Employability is a significant, long-standing and much talked about challenge in India. This concern is prevalent across all industry sectors, but more so, for knowledge, jobs and sectors, like IT & ITeS, that contributed $181 billion (7.7%) to the nation’s GDP in 2018-19.
Despite a million engineers graduating every year, corporate India struggles to identify ‘employable’ talent. Hence, one witnessed a splurge of finishing schools and training institutes imparting ‘job-ready’ skills to graduates, post years of their formal education. These interventions met partial success in the formative years of the high-growth technology sector, but today we are faced with two other rapid developments – Automation & Aspiration – that are reshaping the Employability landscape.
Automation of jobs and role of Machine Learning encouraged the World Economic Forum (WEF) to profess that by 2022, 42% of jobs across industries will be performed by machines.
Earlier this year, WEF confirmed robots will displace 75 million jobs globally by 2022, but that 133 million new jobs will be created - a net positive of 58 million.

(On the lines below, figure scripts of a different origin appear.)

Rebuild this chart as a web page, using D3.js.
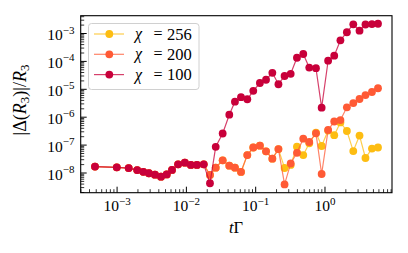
<!DOCTYPE html>
<html>
<head>
<meta charset="utf-8">
<script src="https://cdn.jsdelivr.net/npm/d3@7"></script>
<style>
body { margin: 0; background: #fff; }
</style>
</head>
<body>
<svg id="chart" width="408" height="253" font-family="'Liberation Serif', 'DejaVu Serif', serif"></svg>
<script>
// time grid tΓ
const tGrid = [0.00048, 0.00099, 0.00147, 0.00195, 0.00239, 0.00288, 0.00352, 0.0043, 0.0052, 0.0062,
  0.0076, 0.0095, 0.0116, 0.0142, 0.0178, 0.0219, 0.0265, 0.0334, 0.0416, 0.0502,
  0.0614, 0.0757, 0.0923, 0.115, 0.141, 0.174, 0.213, 0.261, 0.320, 0.394,
  0.486, 0.593, 0.741, 0.895, 1.11, 1.36, 1.67, 2.07, 2.56, 3.15,
  3.84, 4.76, 5.82];

const chi100 = [1.7e-8, 1.6e-8, 1.5e-8, 1.27e-8, 1.1e-8, 9.8e-9, 8.7e-9, 7.4e-9, 8.9e-9, 1.29e-8,
  2.05e-8, 2.34e-8, 1.94e-8, 1.94e-8, 2.05e-8, 4.3e-9, 8.7e-8, 2.6e-7, 1.23e-6, 3.6e-6,
  5.2e-6, 4.4e-6, 8.8e-6, 1.68e-5, 2.2e-5, 3.9e-5, 1.52e-5, 3.0e-5, 3.6e-5, 1.35e-4,
  1.84e-4, 6.0e-5, 5.7e-5, 2.19e-6, 1.06e-4, 1.6e-4, 5.7e-4, 1.11e-3, 2.14e-3, 1.26e-3,
  2.1e-3, 2.17e-3, 2.24e-3];

const chi200 = [1.7e-8, 1.6e-8, 1.5e-8, 1.27e-8, 1.1e-8, 9.8e-9, 8.7e-9, 7.4e-9, 8.9e-9, 1.29e-8,
  2.05e-8, 2.34e-8, 1.94e-8, 1.94e-8, 2.05e-8, 8.5e-9, 1.55e-8, 2.85e-8, 1.83e-8, 1.55e-8,
  1.09e-8, 4.4e-8, 8.2e-8, 9.5e-8, 6.0e-8, 3.26e-8, 7.2e-8, 3.9e-9, 2.2e-8, 5.3e-8,
  1.7e-7, 1.29e-7, 2.65e-7, 9.2e-9, 3.5e-7, 7.0e-7, 7.9e-7, 2.26e-6, 3.2e-6, 4.5e-6,
  6.2e-6, 8.0e-6, 1.09e-5];

const chi256 = [1.7e-8, 1.6e-8, 1.5e-8, 1.27e-8, 1.1e-8, 9.8e-9, 8.7e-9, 7.4e-9, 8.9e-9, 1.29e-8,
  2.05e-8, 2.34e-8, 1.94e-8, 1.94e-8, 2.05e-8, 8.5e-9, 1.55e-8, 2.85e-8, 1.83e-8, 1.55e-8,
  1.09e-8, 4.4e-8, 8.2e-8, 9.5e-8, 6.0e-8, 3.26e-8, 7.2e-8, 1.51e-8, 1.94e-8, 8.8e-8,
  4.4e-8, 1.16e-7, 2.78e-7, 9.3e-8, 3.33e-7, 2.26e-7, 6.5e-7, 3.2e-7, 6.1e-8, 2.2e-7,
  3.45e-8, 7.5e-8, 8.2e-8];

const chiLabels = ["256", "200", "100"];
const xTickExps = [-3, -2, -1, 0];
const yTickExps = [-8, -7, -6, -5, -4, -3];

const colors = ["#fdbd12", "#ff5a35", "#c8003a"];
const seriesList = [chi256, chi200, chi100];

const svg = d3.select("#chart");

const plotL = 80.7, plotR = 392, plotT = 15.7, plotB = 192.7;

const x = d3.scaleLog()
    .domain([Math.pow(10, -3.525), Math.pow(10, 0.967)])
    .range([plotL, plotR]);

const y = d3.scaleLog()
    .domain([Math.pow(10, -8.706), Math.pow(10, -2.362)])
    .range([plotB, plotT]);

// minor / major ticks (inward, left and bottom only)
const xMinor = [];
for (let e = -4; e <= 0; e++) {
    for (let k = 2; k <= 9; k++) {
        const v = k * Math.pow(10, e);
        if (v > x.domain()[0] && v < x.domain()[1]) xMinor.push(v);
    }
}
const yMinor = [];
for (let e = -9; e <= -3; e++) {
    for (let k = 2; k <= 9; k++) {
        const v = k * Math.pow(10, e);
        if (v > y.domain()[0] && v < y.domain()[1]) yMinor.push(v);
    }
}

const ticks = svg.append("g").attr("stroke", "#000");
ticks.selectAll(".xmin").data(xMinor).join("line")
    .attr("x1", d => x(d)).attr("x2", d => x(d))
    .attr("y1", plotB).attr("y2", plotB - 3.5)
    .attr("stroke-width", 0.8);
ticks.selectAll(".xmaj").data(xTickExps).join("line")
    .attr("x1", d => x(Math.pow(10, d))).attr("x2", d => x(Math.pow(10, d)))
    .attr("y1", plotB).attr("y2", plotB - 6)
    .attr("stroke-width", 1);
ticks.selectAll(".ymin").data(yMinor).join("line")
    .attr("y1", d => y(d)).attr("y2", d => y(d))
    .attr("x1", plotL).attr("x2", plotL + 3.5)
    .attr("stroke-width", 0.8);
ticks.selectAll(".ymaj").data(yTickExps).join("line")
    .attr("y1", d => y(Math.pow(10, d))).attr("y2", d => y(Math.pow(10, d)))
    .attr("x1", plotL).attr("x2", plotL + 6)
    .attr("stroke-width", 1);

// tick labels
const xl = svg.append("g").selectAll("text").data(xTickExps).join("text")
    .attr("x", d => x(Math.pow(10, d)))
    .attr("y", 211)
    .attr("text-anchor", "middle")
    .attr("font-size", 15.5);
xl.append("tspan").text("10");
xl.append("tspan").attr("font-size", 11).attr("dy", -6.5)
    .text(d => d < 0 ? "\u2212" + (-d) : String(d));

const yl = svg.append("g").selectAll("text").data(yTickExps).join("text")
    .attr("x", 74.5)
    .attr("y", d => y(Math.pow(10, d)) + 6.5)
    .attr("text-anchor", "end")
    .attr("font-size", 15.5);
yl.append("tspan").text("10");
yl.append("tspan").attr("font-size", 11).attr("dy", -6.5)
    .text(d => "\u2212" + (-d));

// series
const plot = svg.append("g");
const line = d3.line()
    .x((d, i) => x(tGrid[i]))
    .y(d => y(d));

seriesList.forEach((vals, s) => {
    plot.append("path")
        .datum(vals)
        .attr("fill", "none")
        .attr("stroke", colors[s])
        .attr("stroke-opacity", 0.75)
        .attr("stroke-width", 1.2)
        .attr("d", line);
    plot.selectAll(".pt" + s).data(vals).join("circle")
        .attr("class", "pt" + s)
        .attr("cx", (d, i) => x(tGrid[i]))
        .attr("cy", d => y(d))
        .attr("r", 3.9)
        .attr("fill", colors[s]);
});

// frame
svg.append("rect")
    .attr("x", plotL).attr("y", plotT)
    .attr("width", plotR - plotL).attr("height", plotB - plotT)
    .attr("fill", "none").attr("stroke", "#000").attr("stroke-width", 1.1);

// legend
const lg = svg.append("g");
lg.append("rect")
    .attr("x", 88.5).attr("y", 23.5).attr("width", 110.5).attr("height", 66)
    .attr("rx", 3)
    .attr("fill", "#fff").attr("fill-opacity", 0.8)
    .attr("stroke", "#d0d0d0").attr("stroke-width", 1);
const rows = lg.selectAll(".row").data(chiLabels).join("g")
    .attr("class", "row")
    .attr("transform", (d, i) => `translate(0,${34 + i * 20.3})`);
rows.append("line")
    .attr("x1", 94).attr("x2", 124).attr("y1", 0).attr("y2", 0)
    .attr("stroke", (d, i) => colors[i]).attr("stroke-opacity", 0.75)
    .attr("stroke-width", 1.2);
rows.append("circle")
    .attr("cx", 109.3).attr("cy", 0).attr("r", 3.9)
    .attr("fill", (d, i) => colors[i]);
rows.append("text")
    .attr("x", 135).attr("y", 5)
    .attr("font-size", 16)
    .attr("font-style", "italic")
    .text("\u03c7");
rows.append("text")
    .attr("x", 153.5).attr("y", 5)
    .attr("font-size", 16)
    .text("=");
rows.append("text")
    .attr("x", 167).attr("y", 5.5)
    .attr("font-size", 16.5)
    .text(d => d);

// axis labels
const xlab = svg.append("text")
    .attr("x", 236).attr("y", 233)
    .attr("text-anchor", "middle")
    .attr("font-size", 16.5);
xlab.append("tspan").attr("font-style", "italic").text("t");
xlab.append("tspan").text("\u0393");

const ylab = svg.append("text")
    .attr("transform", "translate(26,100) rotate(-90)")
    .attr("text-anchor", "middle")
    .attr("font-size", 18);
ylab.append("tspan").text("|\u0394(");
ylab.append("tspan").attr("font-style", "italic").text("R");
ylab.append("tspan").attr("font-size", 13).attr("dy", 3).text("3");
ylab.append("tspan").attr("dy", -3).text(")|/");
ylab.append("tspan").attr("font-style", "italic").text("R");
ylab.append("tspan").attr("font-size", 13).attr("dy", 3).text("3");
</script>
</body>
</html>
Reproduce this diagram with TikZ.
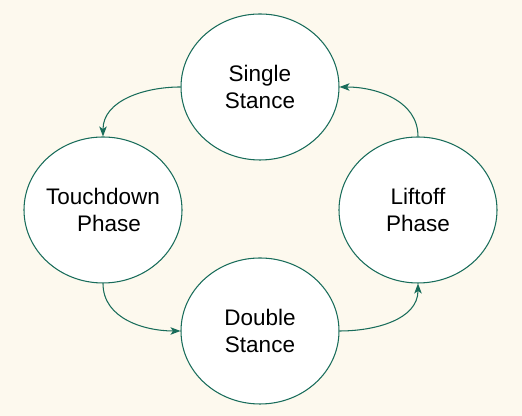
\documentclass[tikz,border=0pt]{standalone}
\usepackage{fontspec}
\setmainfont{Liberation Sans}
\usepackage{tikz}
\usetikzlibrary{shapes.geometric}
\usetikzlibrary{arrows.meta}
\definecolor{cream}{RGB}{253,249,238}
\definecolor{pine}{RGB}{24,108,90}

\begin{document}
\begin{tikzpicture}[
    phase/.style={shape=ellipse, draw=pine, fill=white, line width=0.6pt,
      minimum width=3.16cm, minimum height=2.92cm, inner xsep=-0.2cm, inner ysep=0pt,
      align=center, font=\fontsize{12.8}{14.9}\selectfont},
    trans/.style={draw=pine, line width=0.6pt, -{Stealth[length=0.2cm, width=0.15cm, inset=0.05cm]}}
  ]
      \fill[cream] (0,0) rectangle (10.44,8.32);
      \useasboundingbox (0,0) rectangle (10.44,8.32);

      \node[phase] (single) at (5.20,6.58) {Single\\Stance};
      \node[phase] (touch) at (2.06,4.12) {Touchdown\\\hspace{0.24cm}Phase};
      \node[phase] (double) at (5.20,1.70) {Double\\Stance};
      \node[phase] (lift) at (8.36,4.12) {Liftoff\\Phase};

      \draw[trans] (single.west) to[out=180, in=90] (touch.north);
      \draw[trans] (touch.south) to[out=270, in=180] (double.west);
      \draw[trans] (double.east) to[out=0, in=270] (lift.south);
      \draw[trans] (lift.north) to[out=90, in=0] (single.east);
    \end{tikzpicture}
\end{document}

These jobs will demand a different set of skills. Is today’s talent ready to make this leap? As Gen X matures and heads towards retirement, millennials and Gen Z which constitute a massive 75% of working population scream for attention. First-hand evidence indicates this generation that has grown with speed at their fingertips is in no hurry to settle for a job. Experience and travel are equally important to them, and they expect prospective employers to be ‘worthy’ of hiring them.